Breakthrough single 'Homecoming' perfectly sums up what the band is about: a duet which tells the story of an English boy who meets a hot American cheerleader and fucks her before heading home. The way it plays up to the cliches of the horny adolescent boy and the gum chewing, airhead teen girl (who thinks the encounter is just like a song by frat boy cretins Blink-182) is brilliant funny. At the same time, you'd like to hate it. Apart from being overwhelmingly zeitguisty with its references to friend requests and SUVs, it's also a tad misogynist - he fucks his "American cunt", she loves her "English romance". The reason it wins you over is less to do with its humour and more down to the way that the band play it absolutely straight, managing to capture not just the high of getting laid for the first time but, thanks mainly to the song's dreamy, droning Velvet Underground guitars, also the bittersweet nostalgia of passing innocence.
This melancholic air permeates many of the songs, and is the crucial ingredient that lends otherwise smutty, slightly nasty songs like 'French Kiss' and 'Sunset Beach' depth and meaning; a sense of seizing the moment and watching it vanish in your embrace. It's not hard to empathise; after all, sometimes we'd all like to go back to that time when it was not only accepted but somehow righteous to be solipsistic, self-serving and as sex-obsessed as possible.
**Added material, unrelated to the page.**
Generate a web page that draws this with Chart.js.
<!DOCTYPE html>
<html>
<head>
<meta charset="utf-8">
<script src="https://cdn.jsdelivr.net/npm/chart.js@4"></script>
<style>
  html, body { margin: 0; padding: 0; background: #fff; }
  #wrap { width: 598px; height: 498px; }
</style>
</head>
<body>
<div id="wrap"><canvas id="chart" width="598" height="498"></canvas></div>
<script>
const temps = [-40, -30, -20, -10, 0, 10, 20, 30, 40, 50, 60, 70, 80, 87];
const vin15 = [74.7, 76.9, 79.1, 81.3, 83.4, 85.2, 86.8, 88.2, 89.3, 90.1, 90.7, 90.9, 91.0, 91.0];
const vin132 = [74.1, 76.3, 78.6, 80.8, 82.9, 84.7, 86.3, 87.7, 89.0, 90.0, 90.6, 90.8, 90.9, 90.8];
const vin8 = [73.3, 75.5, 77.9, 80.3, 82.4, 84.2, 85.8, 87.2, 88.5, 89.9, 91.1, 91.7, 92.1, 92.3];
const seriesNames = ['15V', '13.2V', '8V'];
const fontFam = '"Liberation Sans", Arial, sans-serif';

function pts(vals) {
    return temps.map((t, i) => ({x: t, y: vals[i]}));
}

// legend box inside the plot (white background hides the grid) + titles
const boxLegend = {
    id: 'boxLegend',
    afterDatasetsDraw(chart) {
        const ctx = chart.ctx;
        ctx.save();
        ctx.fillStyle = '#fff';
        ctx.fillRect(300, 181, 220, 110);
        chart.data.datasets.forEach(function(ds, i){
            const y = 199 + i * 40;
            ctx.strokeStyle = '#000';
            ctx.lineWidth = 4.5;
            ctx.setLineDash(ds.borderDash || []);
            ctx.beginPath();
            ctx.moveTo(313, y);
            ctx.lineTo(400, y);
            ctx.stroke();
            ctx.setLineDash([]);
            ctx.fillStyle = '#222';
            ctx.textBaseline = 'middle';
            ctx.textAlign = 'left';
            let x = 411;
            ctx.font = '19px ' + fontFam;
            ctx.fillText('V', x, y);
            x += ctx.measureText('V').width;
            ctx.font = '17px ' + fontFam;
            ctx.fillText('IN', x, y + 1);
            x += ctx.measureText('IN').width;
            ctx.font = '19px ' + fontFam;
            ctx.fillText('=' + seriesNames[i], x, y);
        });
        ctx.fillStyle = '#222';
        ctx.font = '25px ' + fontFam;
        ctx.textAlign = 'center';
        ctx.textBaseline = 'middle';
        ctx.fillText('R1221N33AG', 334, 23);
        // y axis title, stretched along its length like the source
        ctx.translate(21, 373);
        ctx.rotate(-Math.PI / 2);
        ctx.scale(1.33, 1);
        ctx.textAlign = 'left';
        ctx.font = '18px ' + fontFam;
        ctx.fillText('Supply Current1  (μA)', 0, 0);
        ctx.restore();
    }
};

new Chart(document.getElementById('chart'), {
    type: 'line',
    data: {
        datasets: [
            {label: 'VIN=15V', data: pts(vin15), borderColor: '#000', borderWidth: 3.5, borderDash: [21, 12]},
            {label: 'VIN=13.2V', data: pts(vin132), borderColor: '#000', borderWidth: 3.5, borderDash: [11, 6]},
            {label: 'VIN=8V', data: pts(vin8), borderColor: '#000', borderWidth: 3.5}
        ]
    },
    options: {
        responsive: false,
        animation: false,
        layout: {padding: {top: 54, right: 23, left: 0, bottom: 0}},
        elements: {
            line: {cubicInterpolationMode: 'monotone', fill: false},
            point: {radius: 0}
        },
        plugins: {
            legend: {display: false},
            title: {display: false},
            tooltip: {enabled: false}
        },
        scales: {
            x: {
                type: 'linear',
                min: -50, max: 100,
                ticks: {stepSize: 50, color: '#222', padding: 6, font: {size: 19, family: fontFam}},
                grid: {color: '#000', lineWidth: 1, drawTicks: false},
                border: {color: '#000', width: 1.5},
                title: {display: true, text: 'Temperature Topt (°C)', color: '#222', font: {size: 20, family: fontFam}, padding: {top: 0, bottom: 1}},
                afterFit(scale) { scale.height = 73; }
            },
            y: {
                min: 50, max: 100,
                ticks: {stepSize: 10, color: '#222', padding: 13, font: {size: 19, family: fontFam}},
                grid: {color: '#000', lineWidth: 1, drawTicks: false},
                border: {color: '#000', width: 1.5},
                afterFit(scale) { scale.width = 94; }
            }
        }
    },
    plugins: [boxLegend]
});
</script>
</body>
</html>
In the end, it's hard to decide if Reality Check is a lot of well observed but slightly silly songs put to great music, or something more profound. Actually, that's pretty much true of all great pop. "Our life is for inspiration/ and memories are for construction/ We might be talking about you or something else/ We have no clue/ Doesn't matter if we tell lies, we'll look at you straight in the eyes," murmurs singer Quentin Delafon on 'Make It Happen'. Amen, brother.